PROBLEM TO SOLVE:
Find each line with "Rebuild" and copy it.

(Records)
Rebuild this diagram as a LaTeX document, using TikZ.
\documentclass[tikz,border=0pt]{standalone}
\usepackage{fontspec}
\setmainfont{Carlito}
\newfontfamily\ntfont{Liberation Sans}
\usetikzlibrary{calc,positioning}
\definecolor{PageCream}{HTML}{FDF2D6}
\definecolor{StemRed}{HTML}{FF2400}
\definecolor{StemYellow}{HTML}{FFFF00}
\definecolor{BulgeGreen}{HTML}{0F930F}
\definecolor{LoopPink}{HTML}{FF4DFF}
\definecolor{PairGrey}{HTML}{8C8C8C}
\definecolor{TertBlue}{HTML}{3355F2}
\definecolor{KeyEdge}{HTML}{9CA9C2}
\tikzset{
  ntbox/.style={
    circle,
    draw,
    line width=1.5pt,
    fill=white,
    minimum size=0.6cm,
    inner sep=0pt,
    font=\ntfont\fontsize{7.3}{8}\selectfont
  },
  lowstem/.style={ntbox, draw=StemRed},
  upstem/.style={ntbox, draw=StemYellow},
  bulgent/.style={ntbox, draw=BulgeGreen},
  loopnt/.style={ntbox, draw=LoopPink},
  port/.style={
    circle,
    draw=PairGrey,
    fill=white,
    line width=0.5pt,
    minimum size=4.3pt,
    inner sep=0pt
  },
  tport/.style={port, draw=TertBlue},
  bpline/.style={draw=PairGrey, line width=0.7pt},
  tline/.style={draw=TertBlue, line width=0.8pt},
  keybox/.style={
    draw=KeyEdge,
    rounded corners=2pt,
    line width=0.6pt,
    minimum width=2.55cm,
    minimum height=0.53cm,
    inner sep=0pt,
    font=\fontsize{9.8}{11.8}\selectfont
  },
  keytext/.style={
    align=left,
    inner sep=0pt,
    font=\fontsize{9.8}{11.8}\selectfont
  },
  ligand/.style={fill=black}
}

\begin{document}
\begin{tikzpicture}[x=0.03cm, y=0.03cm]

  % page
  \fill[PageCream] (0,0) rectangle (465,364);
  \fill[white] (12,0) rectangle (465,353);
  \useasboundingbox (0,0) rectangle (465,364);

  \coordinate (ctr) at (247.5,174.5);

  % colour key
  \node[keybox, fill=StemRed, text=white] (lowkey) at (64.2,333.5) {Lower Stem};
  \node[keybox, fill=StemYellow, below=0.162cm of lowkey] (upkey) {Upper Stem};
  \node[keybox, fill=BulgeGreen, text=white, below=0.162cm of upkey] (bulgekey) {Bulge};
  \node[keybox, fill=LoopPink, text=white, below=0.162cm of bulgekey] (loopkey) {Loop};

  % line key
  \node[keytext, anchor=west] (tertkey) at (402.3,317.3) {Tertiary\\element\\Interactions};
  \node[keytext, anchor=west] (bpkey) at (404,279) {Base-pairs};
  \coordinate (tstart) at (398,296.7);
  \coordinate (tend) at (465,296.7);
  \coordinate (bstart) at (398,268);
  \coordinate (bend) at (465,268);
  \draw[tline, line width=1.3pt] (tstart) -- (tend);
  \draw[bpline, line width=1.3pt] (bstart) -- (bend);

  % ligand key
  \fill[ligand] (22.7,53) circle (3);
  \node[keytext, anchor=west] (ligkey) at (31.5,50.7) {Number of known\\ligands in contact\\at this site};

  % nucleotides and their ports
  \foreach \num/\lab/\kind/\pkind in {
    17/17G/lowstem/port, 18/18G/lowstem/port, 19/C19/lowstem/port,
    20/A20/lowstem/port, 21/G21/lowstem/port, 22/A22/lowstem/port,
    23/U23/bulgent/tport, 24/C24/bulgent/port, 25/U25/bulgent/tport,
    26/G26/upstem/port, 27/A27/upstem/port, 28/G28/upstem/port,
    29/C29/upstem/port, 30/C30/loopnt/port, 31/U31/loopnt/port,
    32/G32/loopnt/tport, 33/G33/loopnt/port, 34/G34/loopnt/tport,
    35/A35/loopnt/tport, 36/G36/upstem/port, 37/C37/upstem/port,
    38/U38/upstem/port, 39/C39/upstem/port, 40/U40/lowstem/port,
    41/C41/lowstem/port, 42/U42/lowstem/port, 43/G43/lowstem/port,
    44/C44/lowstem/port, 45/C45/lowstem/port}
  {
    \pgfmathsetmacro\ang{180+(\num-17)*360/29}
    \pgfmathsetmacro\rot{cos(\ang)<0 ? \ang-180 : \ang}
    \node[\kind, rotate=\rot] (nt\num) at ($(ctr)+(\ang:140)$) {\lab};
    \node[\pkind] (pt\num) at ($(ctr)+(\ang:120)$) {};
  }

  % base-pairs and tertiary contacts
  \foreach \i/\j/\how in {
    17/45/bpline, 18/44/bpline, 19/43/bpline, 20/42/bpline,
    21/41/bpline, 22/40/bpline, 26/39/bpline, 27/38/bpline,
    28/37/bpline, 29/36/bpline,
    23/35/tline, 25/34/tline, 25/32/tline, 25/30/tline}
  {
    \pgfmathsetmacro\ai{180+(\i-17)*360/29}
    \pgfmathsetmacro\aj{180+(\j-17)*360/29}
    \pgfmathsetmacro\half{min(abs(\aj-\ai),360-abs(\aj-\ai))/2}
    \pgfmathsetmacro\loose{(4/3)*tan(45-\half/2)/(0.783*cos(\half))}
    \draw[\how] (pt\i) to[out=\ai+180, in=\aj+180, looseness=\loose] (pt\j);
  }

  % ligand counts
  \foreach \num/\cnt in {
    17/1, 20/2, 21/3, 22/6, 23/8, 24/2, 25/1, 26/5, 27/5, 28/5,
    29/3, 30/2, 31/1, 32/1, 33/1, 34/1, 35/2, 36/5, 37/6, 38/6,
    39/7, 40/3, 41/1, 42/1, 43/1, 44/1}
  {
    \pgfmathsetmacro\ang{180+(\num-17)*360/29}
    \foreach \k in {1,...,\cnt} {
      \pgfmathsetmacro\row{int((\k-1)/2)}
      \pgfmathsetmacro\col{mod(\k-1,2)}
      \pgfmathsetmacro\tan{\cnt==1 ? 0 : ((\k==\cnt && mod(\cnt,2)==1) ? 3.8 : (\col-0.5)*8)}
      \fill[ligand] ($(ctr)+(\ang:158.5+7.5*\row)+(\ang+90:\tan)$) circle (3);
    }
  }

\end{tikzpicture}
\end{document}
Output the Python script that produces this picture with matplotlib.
...
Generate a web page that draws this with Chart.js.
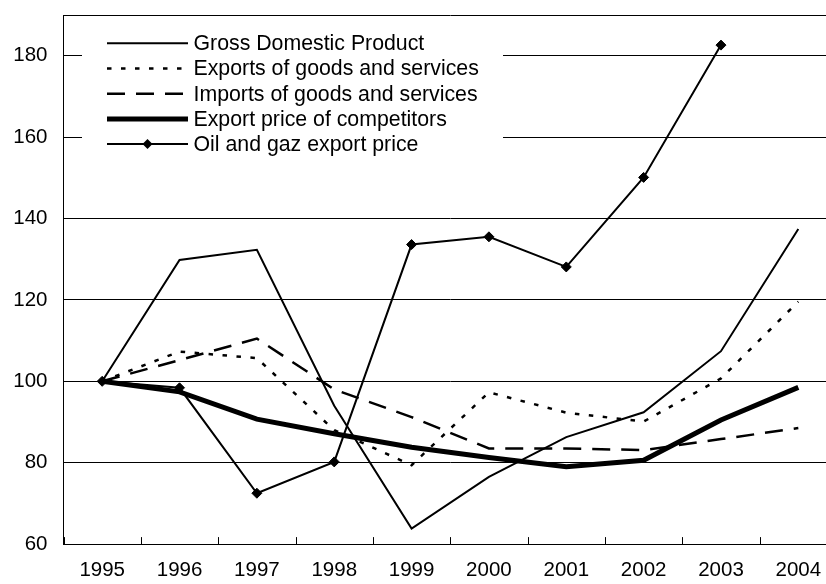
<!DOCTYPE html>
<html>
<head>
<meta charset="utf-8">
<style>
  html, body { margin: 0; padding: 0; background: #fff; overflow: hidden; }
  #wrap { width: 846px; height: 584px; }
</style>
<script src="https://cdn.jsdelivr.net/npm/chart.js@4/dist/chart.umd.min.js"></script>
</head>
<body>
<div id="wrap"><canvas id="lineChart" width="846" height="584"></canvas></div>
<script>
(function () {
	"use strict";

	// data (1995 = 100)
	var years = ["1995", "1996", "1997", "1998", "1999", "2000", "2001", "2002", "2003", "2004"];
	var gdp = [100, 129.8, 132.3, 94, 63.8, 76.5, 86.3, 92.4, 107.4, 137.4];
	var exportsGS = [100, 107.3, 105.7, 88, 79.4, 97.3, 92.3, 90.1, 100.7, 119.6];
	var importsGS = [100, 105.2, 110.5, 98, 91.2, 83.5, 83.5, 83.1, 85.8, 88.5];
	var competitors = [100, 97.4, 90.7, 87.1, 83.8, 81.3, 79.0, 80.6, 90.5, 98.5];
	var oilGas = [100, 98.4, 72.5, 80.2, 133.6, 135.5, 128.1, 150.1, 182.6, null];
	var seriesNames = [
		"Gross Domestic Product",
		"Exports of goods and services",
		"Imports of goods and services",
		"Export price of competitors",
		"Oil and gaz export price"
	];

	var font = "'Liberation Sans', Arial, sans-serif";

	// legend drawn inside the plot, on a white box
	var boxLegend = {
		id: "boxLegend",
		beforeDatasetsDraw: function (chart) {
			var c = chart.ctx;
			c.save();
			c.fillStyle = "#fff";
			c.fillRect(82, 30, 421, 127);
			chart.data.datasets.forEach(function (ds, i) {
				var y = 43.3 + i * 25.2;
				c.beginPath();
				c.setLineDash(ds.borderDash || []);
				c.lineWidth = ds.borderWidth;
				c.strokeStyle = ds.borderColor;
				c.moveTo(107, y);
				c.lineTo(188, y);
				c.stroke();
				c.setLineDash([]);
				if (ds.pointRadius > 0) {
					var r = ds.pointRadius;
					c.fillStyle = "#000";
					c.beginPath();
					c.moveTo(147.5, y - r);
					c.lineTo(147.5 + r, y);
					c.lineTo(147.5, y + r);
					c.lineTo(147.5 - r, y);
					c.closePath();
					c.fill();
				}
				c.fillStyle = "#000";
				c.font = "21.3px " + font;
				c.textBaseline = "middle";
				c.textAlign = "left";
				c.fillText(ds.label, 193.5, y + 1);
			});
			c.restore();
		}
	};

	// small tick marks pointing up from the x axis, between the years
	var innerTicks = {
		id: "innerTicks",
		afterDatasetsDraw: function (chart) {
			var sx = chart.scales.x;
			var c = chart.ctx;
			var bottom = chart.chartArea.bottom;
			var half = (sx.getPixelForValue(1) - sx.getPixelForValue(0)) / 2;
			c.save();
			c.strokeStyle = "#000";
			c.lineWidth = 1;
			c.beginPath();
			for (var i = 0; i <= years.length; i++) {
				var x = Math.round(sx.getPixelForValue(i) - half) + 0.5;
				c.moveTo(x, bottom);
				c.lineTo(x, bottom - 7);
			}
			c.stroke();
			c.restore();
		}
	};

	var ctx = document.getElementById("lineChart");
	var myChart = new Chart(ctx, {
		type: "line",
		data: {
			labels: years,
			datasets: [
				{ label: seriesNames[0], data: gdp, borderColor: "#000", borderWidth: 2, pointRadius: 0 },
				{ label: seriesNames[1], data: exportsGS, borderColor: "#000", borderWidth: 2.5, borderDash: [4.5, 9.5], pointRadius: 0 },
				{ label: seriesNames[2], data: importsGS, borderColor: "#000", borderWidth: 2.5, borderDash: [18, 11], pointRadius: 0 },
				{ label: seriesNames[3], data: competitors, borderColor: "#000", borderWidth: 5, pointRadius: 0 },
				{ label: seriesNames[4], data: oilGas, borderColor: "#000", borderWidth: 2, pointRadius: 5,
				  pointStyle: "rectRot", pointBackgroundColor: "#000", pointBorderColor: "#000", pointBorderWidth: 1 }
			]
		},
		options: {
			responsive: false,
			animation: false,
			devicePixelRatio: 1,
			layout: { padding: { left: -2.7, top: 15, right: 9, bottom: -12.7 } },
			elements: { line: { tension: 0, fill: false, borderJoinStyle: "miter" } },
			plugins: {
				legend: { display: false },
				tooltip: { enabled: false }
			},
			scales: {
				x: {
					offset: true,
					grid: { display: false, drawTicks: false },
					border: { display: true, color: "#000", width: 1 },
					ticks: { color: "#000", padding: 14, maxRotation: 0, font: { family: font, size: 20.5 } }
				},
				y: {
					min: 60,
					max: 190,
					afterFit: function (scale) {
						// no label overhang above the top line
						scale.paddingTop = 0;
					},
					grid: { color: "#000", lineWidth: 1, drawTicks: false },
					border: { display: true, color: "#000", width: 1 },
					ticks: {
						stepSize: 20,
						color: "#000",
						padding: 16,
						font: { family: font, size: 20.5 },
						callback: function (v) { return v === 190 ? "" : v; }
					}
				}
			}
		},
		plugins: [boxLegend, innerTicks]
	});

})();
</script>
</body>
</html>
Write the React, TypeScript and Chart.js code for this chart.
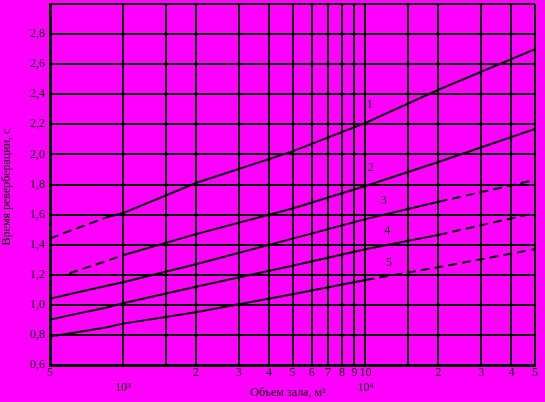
* * *
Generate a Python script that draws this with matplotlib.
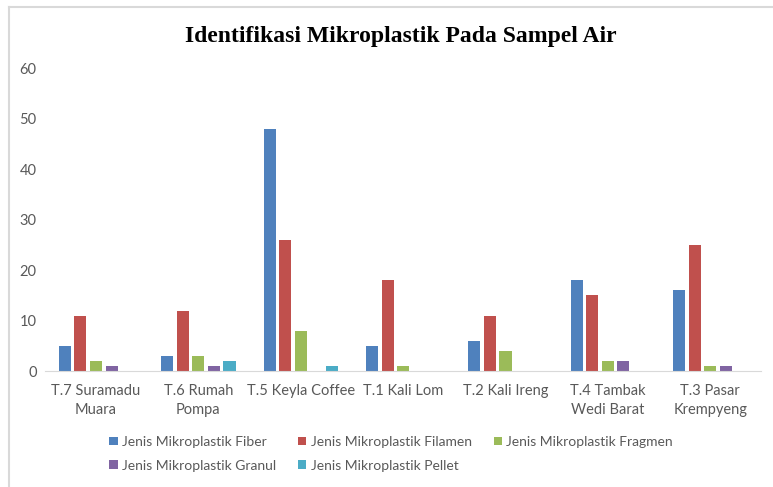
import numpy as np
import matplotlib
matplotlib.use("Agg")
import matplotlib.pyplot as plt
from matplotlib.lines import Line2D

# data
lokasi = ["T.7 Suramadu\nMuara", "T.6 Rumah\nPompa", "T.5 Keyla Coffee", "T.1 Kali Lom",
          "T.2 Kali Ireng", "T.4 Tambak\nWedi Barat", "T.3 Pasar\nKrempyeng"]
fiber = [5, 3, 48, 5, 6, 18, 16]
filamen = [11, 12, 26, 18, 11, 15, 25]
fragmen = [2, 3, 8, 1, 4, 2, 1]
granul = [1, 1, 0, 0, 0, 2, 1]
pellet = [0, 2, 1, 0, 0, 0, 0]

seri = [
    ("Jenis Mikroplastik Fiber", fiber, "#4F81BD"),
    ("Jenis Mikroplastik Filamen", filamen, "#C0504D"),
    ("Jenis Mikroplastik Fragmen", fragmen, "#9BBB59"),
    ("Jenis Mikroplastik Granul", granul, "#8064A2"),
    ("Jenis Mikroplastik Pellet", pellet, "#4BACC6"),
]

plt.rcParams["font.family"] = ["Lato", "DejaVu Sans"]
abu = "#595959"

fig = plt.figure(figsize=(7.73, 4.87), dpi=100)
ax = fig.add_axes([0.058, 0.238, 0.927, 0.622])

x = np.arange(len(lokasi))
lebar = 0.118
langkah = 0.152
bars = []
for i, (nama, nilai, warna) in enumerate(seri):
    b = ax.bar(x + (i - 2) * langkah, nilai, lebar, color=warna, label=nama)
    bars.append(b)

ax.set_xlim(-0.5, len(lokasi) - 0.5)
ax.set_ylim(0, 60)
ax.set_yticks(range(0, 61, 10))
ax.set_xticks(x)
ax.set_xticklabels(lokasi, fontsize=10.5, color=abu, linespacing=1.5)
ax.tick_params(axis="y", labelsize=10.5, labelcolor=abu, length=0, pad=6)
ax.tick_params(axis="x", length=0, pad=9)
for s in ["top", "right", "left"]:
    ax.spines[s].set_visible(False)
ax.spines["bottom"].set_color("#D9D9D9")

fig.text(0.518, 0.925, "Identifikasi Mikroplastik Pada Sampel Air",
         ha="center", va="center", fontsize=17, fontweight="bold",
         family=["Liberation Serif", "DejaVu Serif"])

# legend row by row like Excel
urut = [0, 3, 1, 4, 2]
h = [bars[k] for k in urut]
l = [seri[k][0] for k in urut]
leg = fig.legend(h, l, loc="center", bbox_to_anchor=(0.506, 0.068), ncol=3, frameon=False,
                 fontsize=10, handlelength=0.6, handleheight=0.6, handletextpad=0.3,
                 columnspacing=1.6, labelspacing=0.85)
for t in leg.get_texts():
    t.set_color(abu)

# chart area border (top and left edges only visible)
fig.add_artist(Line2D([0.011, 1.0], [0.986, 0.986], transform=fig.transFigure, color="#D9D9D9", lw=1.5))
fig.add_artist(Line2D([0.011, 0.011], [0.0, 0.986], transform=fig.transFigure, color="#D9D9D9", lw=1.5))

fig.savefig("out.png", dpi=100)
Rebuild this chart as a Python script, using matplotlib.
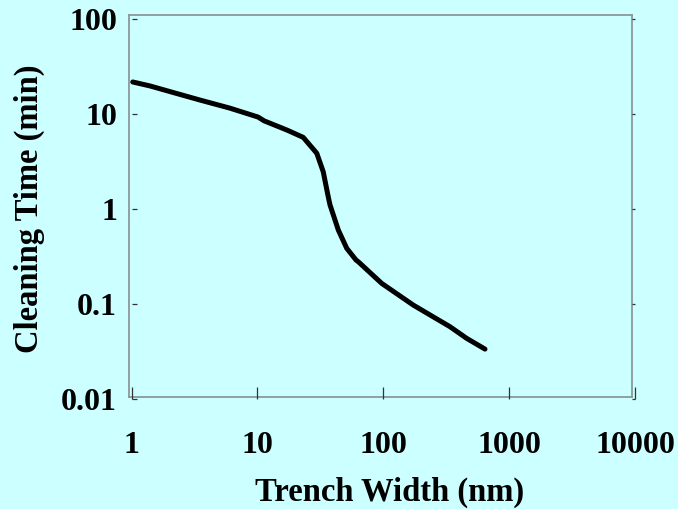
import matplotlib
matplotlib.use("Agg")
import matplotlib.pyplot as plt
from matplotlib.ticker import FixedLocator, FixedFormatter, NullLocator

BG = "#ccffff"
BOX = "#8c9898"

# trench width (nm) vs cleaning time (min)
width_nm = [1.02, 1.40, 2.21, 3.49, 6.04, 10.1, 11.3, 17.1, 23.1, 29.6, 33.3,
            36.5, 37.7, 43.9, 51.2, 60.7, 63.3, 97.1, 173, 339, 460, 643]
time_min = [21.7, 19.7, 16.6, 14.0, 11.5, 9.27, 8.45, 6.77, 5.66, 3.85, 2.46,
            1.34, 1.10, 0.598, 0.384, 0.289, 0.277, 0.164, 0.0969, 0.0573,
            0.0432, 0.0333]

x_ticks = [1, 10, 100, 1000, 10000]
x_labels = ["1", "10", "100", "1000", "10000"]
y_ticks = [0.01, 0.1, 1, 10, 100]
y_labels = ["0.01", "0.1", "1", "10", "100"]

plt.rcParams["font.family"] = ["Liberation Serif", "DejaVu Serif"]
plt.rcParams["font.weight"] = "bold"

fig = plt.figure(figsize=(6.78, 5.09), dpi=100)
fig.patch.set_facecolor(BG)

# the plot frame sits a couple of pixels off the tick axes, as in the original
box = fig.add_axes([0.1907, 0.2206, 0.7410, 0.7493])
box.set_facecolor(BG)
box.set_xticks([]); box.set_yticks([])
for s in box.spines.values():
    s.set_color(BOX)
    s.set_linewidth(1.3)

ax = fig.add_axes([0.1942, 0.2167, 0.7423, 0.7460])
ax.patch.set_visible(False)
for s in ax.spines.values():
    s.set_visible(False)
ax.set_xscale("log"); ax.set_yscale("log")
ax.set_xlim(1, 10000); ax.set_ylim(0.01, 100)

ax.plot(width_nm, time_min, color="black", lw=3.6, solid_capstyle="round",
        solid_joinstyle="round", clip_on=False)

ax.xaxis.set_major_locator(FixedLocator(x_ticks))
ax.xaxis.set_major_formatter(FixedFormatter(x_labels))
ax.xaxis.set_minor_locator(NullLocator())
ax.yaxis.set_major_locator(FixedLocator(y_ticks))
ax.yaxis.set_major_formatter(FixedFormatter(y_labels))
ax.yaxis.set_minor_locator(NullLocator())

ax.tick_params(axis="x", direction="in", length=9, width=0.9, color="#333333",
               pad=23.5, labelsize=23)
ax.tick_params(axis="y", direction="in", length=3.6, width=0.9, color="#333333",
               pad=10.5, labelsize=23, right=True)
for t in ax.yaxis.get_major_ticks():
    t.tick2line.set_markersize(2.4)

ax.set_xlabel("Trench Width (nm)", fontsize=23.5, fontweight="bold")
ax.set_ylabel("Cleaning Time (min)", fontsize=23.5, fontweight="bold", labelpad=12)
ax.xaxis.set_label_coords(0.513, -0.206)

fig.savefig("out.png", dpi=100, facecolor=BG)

SOLUTION TO THE EXERCISE:
Rebuild this diagram as a LaTeX document, using TikZ.
Rebuild this chart as a Python script, using matplotlib.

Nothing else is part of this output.